The revision of the regulations overturns previous legal challenges to the semi-permanent re-introduction of border checks

But it is hard not to see the revised Schengen regulations and the widespread use of so-called emergency provisions by many West-European countries as a thin end of the wedge in the ongoing effort by the far-right to dismantle the EU bit by bit.

The revision of the regulations overturns previous legal challenges to the semi-permanent re-introduction of border checks.

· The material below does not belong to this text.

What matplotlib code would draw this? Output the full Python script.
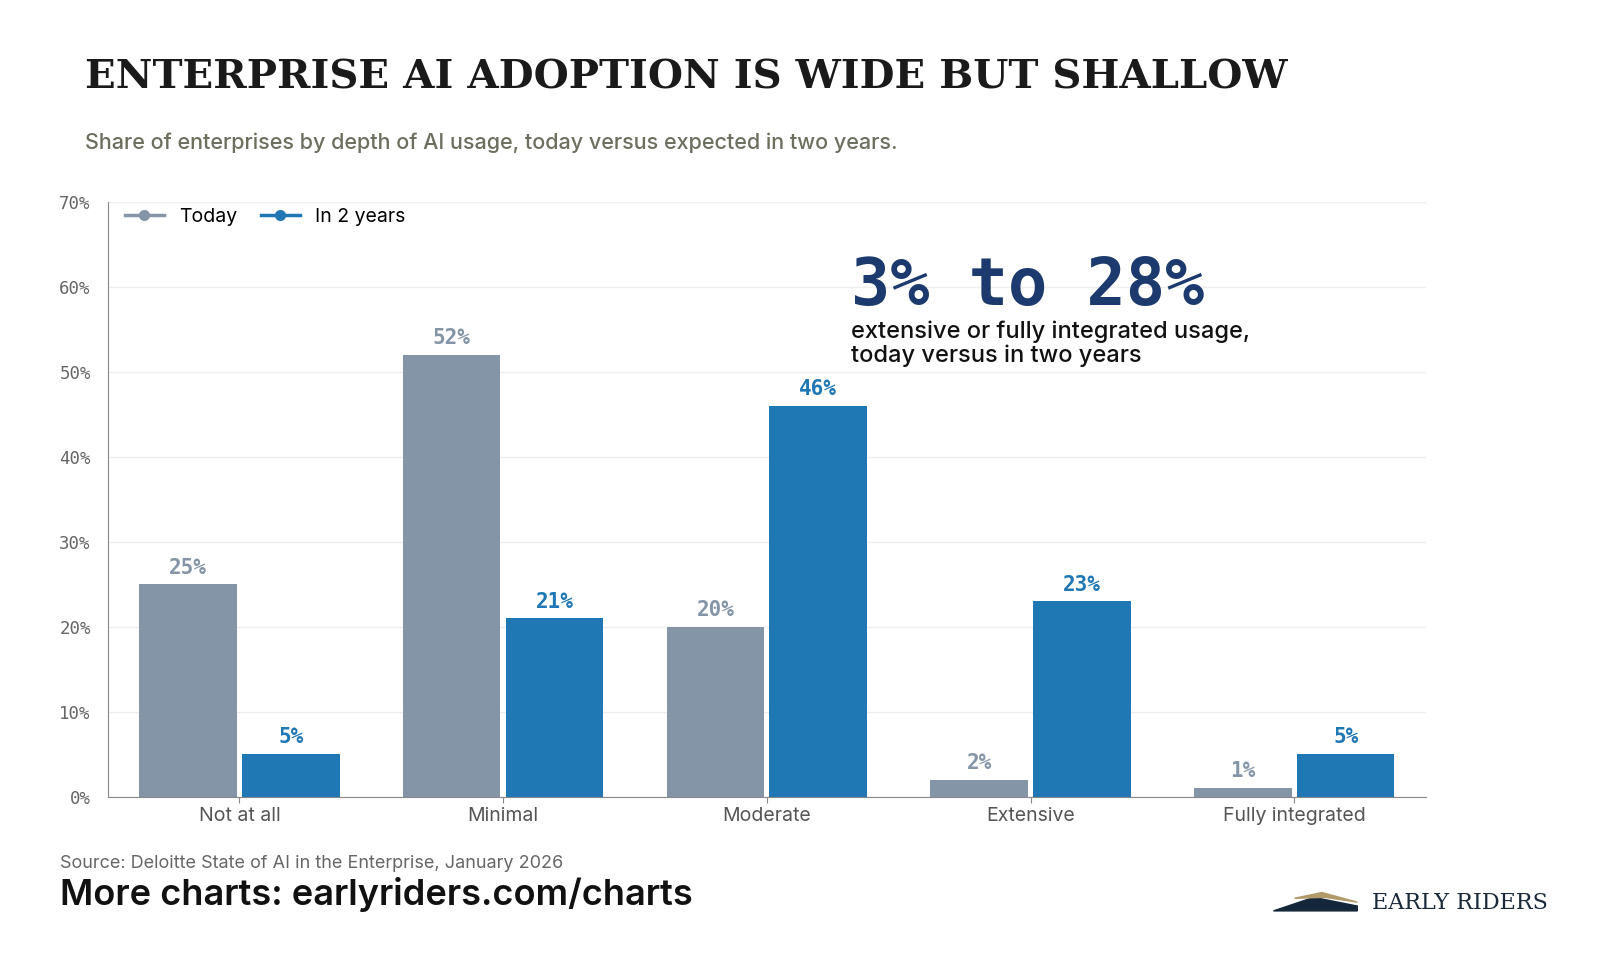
import matplotlib
matplotlib.use("Agg")
import matplotlib.pyplot as plt
import numpy as np
from matplotlib.lines import Line2D
from matplotlib.patches import Polygon

categories = ["Not at all", "Minimal", "Moderate", "Extensive", "Fully integrated"]
today = [25, 52, 20, 2, 1]
in2 = [5, 21, 46, 23, 5]
yticks = [0, 10, 20, 30, 40, 50, 60, 70]

GREY = "#8495a8"
BLUE = "#1f77b4"
fig = plt.figure(figsize=(16.12, 9.68), dpi=100)
ax = fig.add_axes([0.0667, 0.177, 0.818, 0.614])
x = np.arange(len(categories))
w = 0.37
ax.bar(x - w/2 - 0.01, today, w, color=GREY)
ax.bar(x + w/2 + 0.01, in2, w, color=BLUE)
for i in range(len(x)):
    ax.text(x[i] - w/2 - 0.01, today[i] + 0.8, f"{today[i]}%", ha="center", va="bottom",
            color=GREY, fontsize=15, fontweight="bold", family="DejaVu Sans Mono")
    ax.text(x[i] + w/2 + 0.01, in2[i] + 0.8, f"{in2[i]}%", ha="center", va="bottom",
            color=BLUE, fontsize=15, fontweight="bold", family="DejaVu Sans Mono")
ax.set_ylim(0, 70)
ax.set_xlim(-0.5, 4.5)
ax.set_yticks(yticks)
ax.set_yticklabels([f"{v}%" for v in yticks], family="DejaVu Sans Mono", fontsize=12.5, color="#666")
ax.set_xticks(x)
ax.set_xticklabels(categories, fontsize=14, color="#555", family="Inter")
ax.tick_params(axis="y", length=0, pad=12)
ax.tick_params(axis="x", length=4, color="#888")
ax.grid(axis="y", color="#eeeeee", lw=1)
ax.set_axisbelow(True)
for s in ["top", "right"]:
    ax.spines[s].set_visible(False)
ax.spines["left"].set_color("#888")
ax.spines["bottom"].set_color("#888")

handles = [Line2D([0], [0], color=GREY, marker="o", lw=2.5, markersize=7),
           Line2D([0], [0], color=BLUE, marker="o", lw=2.5, markersize=7)]
ax.legend(handles, ["Today", "In 2 years"], loc="upper left", frameon=False, ncol=2,
          prop={"family": "Inter", "size": 14}, handlelength=2, columnspacing=1.2,
          bbox_to_anchor=(0.0, 1.02))

fig.text(0.0526, 0.92, "ENTERPRISE AI ADOPTION IS WIDE BUT SHALLOW", family="DejaVu Serif",
         fontsize=29, fontweight="bold", color="#1a1a1a", va="center")
fig.text(0.0526, 0.853, "Share of enterprises by depth of AI usage, today versus expected in two years.",
         family="Inter", fontsize=15.5, color="#6b6f5e", va="center", fontweight="medium")
fig.text(0.528, 0.703, "3% to 28%", family="DejaVu Sans Mono", fontsize=47, fontweight="bold",
         color="#1c3a6e", va="center")
fig.text(0.528, 0.645, "extensive or fully integrated usage,\ntoday versus in two years",
         family="Inter", fontsize=17, color="#111", va="center", linespacing=1.1, fontweight="medium")
fig.text(0.037, 0.108, "Source: Deloitte State of AI in the Enterprise, January 2026",
         family="Inter", fontsize=13, color="#666", va="center")
fig.text(0.037, 0.076, "More charts: earlyriders.com/charts", family="Inter", fontsize=26,
         fontweight="semibold", color="#111", va="center")
fig.text(0.851, 0.067, "EARLY RIDERS", family="DejaVu Serif", fontsize=16, color="#1a2a3a", va="center")
fig.patches.append(Polygon([[0.79, 0.059], [0.815, 0.073], [0.842, 0.064], [0.842, 0.059]],
                           closed=True, transform=fig.transFigure, color="#13263a"))
fig.patches.append(Polygon([[0.803, 0.072], [0.82, 0.078], [0.842, 0.068], [0.822, 0.073]],
                           closed=True, transform=fig.transFigure, color="#b09a6a"))
fig.savefig("out.png", dpi=100, facecolor="white")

In 2022 the Court of Justice of the European Union ruled, for example, against Austrian controls on its border with Slovenia that had been continuously renewed, for ‘six months’, since 2015. But despite the ruling, many countries continued such roll-overs anyway.

Often, several countries will agree to the re-introduction of some sort of controls, like Italy, Slovenia and Croatia have done recently, with the ‘six-months’ measures introduced last year, now extended until December this year.

The migration pressures

Incidentally, while the UK was never a part of the Schengen zone, the fact that even its members have always been flexible in carrying out border checks further puts the lie to the Leave campaign’s argument in 2016, of the country ‘ceding control’ of its borders to the EU.

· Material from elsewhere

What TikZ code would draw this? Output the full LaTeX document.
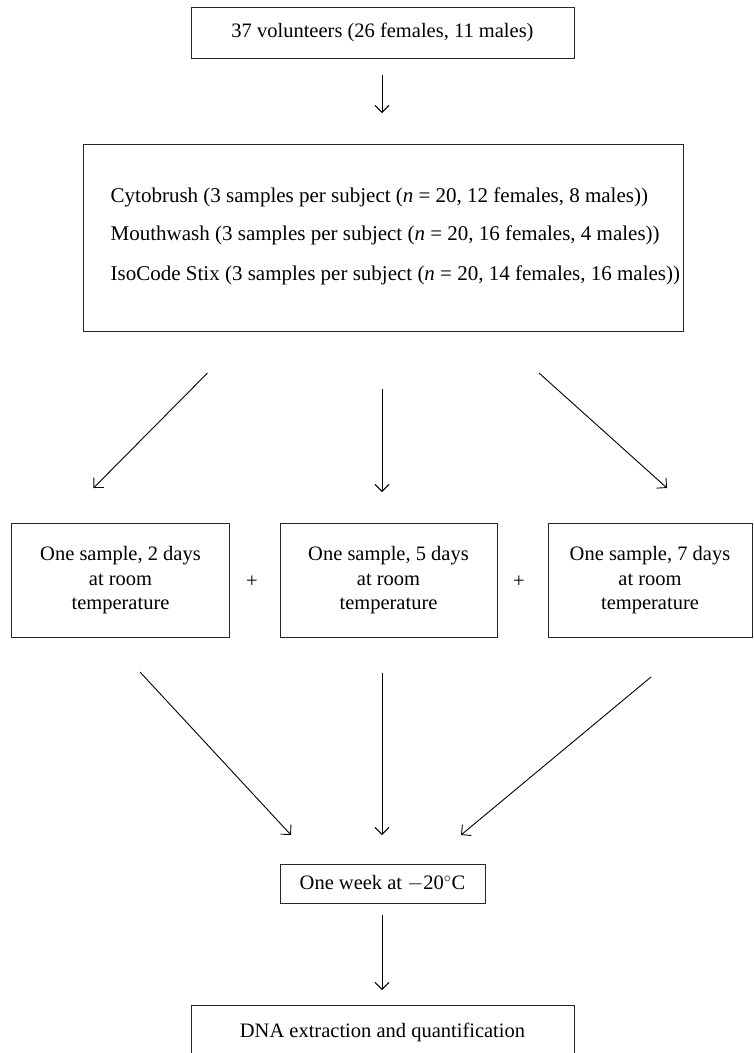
\documentclass[tikz,border=0pt]{standalone}
\usepackage{fontspec}
\setmainfont{Liberation Serif}
\usetikzlibrary{arrows.meta}
\begin{document}
\begin{tikzpicture}[x=1pt,y=-1pt,
  box/.style={draw=black!85, line width=1pt, inner sep=0pt, align=center,
    font=\fontsize{20.5}{24.5}\selectfont},
  txt/.style={inner sep=0pt, font=\fontsize{20.5}{24.5}\selectfont},
  bigtxt/.style={inner sep=0pt, anchor=base west, font=\fontsize{21}{25}\selectfont},
  arr/.style={line width=0.9pt, -{Straight Barb[length=7pt,width=14pt,line width=0.9pt]}}]
\useasboundingbox (0,0) rectangle (753,1053);
\clip (0,0) rectangle (753,1053);
\fill[white] (0,0) rectangle (753,1053);
% top box
\node[box, minimum width=383, minimum height=51] (top) at (382.5,32.5) {37 volunteers (26 females, 11 males)};
% big box
\node[box, minimum width=600, minimum height=187] (big) at (383,237.5) {};
\node[bigtxt] (l1) at (110.5,202) {Cytobrush (3 samples per subject (\textit{n} = 20, 12 females, 8 males))};
\node[bigtxt] (l2) at (110.5,240) {Mouthwash (3 samples per subject (\textit{n} = 20, 16 females, 4 males))};
\node[bigtxt] (l3) at (110.5,280) {IsoCode Stix (3 samples per subject (\textit{n} = 20, 14 females, 16 males))};
% three boxes
\node[box, minimum width=218, minimum height=114] (b1) at (120.5,580.5) {One sample, 2 days\\at room\\temperature};
\node[box, minimum width=217, minimum height=114] (b2) at (388.5,580.5) {One sample, 5 days\\at room\\temperature};
\node[box, minimum width=204, minimum height=114] (b3) at (650,580.5) {One sample, 7 days\\at room\\temperature};
\node[txt] (p1) at (252,582) {+};
\node[txt] (p2) at (519,582) {+};
% freeze box
\node[box, minimum width=205, minimum height=39] (freeze) at (382.5,883.5) {One week at $-$20$^\circ$C};
% DNA box
\node[box, minimum width=383, minimum height=54] (dna) at (382.5,1032) {DNA extraction and quantification};
% arrow coordinates
\coordinate (a0s) at (382,75);  \coordinate (a0e) at (382,113);
\coordinate (a1s) at (207.5,373); \coordinate (a1e) at (93.5,488);
\coordinate (a2s) at (382,389); \coordinate (a2e) at (382,492);
\coordinate (a3s) at (539,373); \coordinate (a3e) at (667,488);
\coordinate (c1s) at (140,672); \coordinate (c1e) at (291,835);
\coordinate (c2s) at (382,673); \coordinate (c2e) at (382,835);
\coordinate (c3s) at (651,677); \coordinate (c3e) at (461,835);
\coordinate (d0s) at (382,915); \coordinate (d0e) at (382,990);
\draw[arr] (a0s) -- (a0e);
\draw[arr] (a1s) -- (a1e);
\draw[arr] (a2s) -- (a2e);
\draw[arr] (a3s) -- (a3e);
\draw[arr] (c1s) -- (c1e);
\draw[arr] (c2s) -- (c2e);
\draw[arr] (c3s) -- (c3e);
\draw[arr] (d0s) -- (d0e);
\end{tikzpicture}
\end{document}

The migration pressures on the Schengen area can also be seen at work in Italy’s agreement with Albania for that country to host two Italian camps for the processing of asylum seekers picked up at sea, which is due to start this month.

This externalising of the asylum procedure is bound to stop a percentage of the arrivals from moving on to other Schengen countries.

Hungary could become the first country to be suspended from the free travel scheme

NGOs have warned of the human rights consequences for refugees and that there are no provisions for such extraterritorial procedures in either the EU’s Charter of Fundamental Rights or the new Pact on Migration and Asylum.

Yet, the migration issue is not the only threat to the Schengen zone. Hungary could become the first country to be suspended from the free travel scheme following its decision to ease the visa procedure for Russians and Belarussians,

EU leaders and parliamentarians have called on the European Commission to take action against Hungary for what they characterise as a security risk. The German Interior ministry, for example, warned that the danger of Russian operatives coming into the EU is high.

Hungary will allow Russians and Belarussians to enter on two-year work-visas that can then in time be parlayed into permanent residency permits. Apart from the security aspect, the scheme appears to run counter to the EU’s sanctions on Russia and the stricter visa conditions imposed on its citizens after the invasion of Ukraine.

The Hungarian work-visa scheme

The Hungarian unilateral work-visa scheme throws into relief a central feature of various EU initiatives: they are often left incomplete because of political sensibilities in a number of member countries.

The logic of leaving loopholes for national work-visa schemes pokes holes in the Schengen fabric, yet closing them would be unpalatable to many countries that employ them, such as France in the case of Canada.

Viktor Orban
Hungary now exploiting a Schengen loophole in the service of its friends in the Kremlin should lead to a re-examination of the rule as a whole - Viktor Orban

This kind of wilful blindness to an obvious lacune can be compared to the pre-financial crisis approach toward the introduction of the Euro without proper financial burden-sharing, which was anathema to Germany until circumstances forced a change.

Hungary now exploiting a Schengen loophole in the service of its friends in the Kremlin should lead to a re-examination of the rule as a whole, rather than specific actions against Budapest.

In the unlikely case that this would indeed be addressed systematically, it would be bad news for the UK.

Whether under the Conservatives or Labour, the British seem to have set their sights on bilateral agreements with EU-countries, rather than a wholesale deal that would smack too much of freedom of movement.

But the government in London need not fret: if Schengen continues along the path that it’s on now, very little will be left of that freedom anyway.